Yellowjackets co-creator Ashley Lyle came up with the show's idea after reading skepticism over a female version of Lord of the Flies: “I just wanted to tell what felt like a very real story about teenage girls,” says Lyle, who created the show with husband/producing partner Bart Nickerson. She added: “There was a girl in my high school who poisoned another girl’s food for fun. Only showing girls getting along is not painting a full picture.” As Yellowjackets star Tawny Cypress put it: "There’s a very specific feminine way of brutalizing each other. We can cut without weapons.”

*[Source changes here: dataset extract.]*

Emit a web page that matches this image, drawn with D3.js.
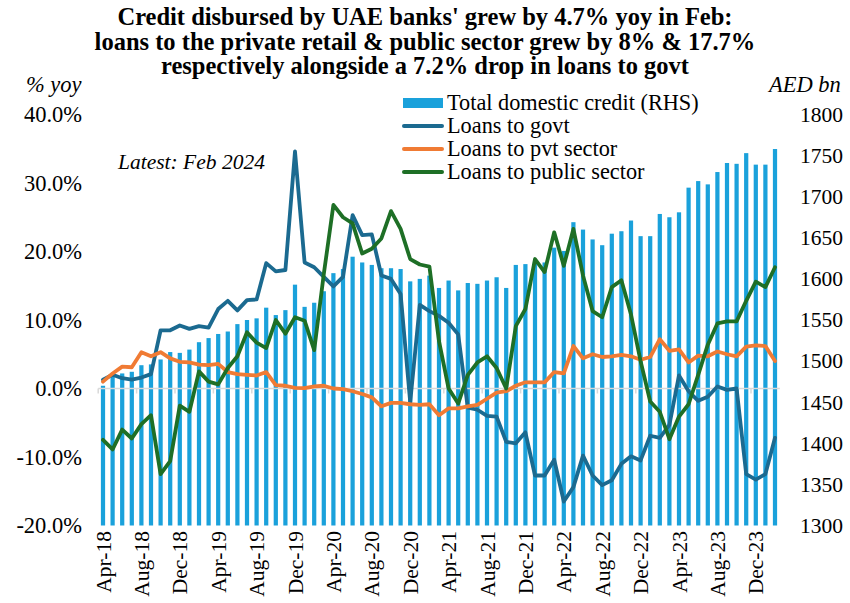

Why did Yellowjackets go with two timelines?: "The move into two timelines allowed us to almost set up a narrative laboratory where we could really study and deconstruct a lot of the governing principles that shape interpersonal dynamics, and then also explore trauma as a lens for continued negotiation of the world," says co-creator Bart Nickerson. "We were very captivated by: How does trauma not only shape your view of the past, but how does it also shape the way that you continue to move forward in the world?" Lyle adds: "The idea of survival out in the wilderness and experiencing this terribly traumatic event of a plane crash is so specific, but we felt like by doing the two timelines it allowed us to also do something really universal, in that everybody has experienced some form of trauma. You don't have to be in a plane crash to have experienced trauma. We are both in our 40s now, and what we realized is that getting to that age is a little bit of a reckoning. Everything that you thought your life was going to be, you start to question. And so to our minds, you don't need to have been through a plane crash to be experiencing that. So this was a really extreme version of telling something that we think almost everybody that age goes through, which is: What is my life now? How have the experiences I went through when I was younger shaped who I am now? And do I like who I am now? That's at the heart of the story that we wanted to tell, and it just so happened that this was a premise that allowed us to do it in a really heightened way."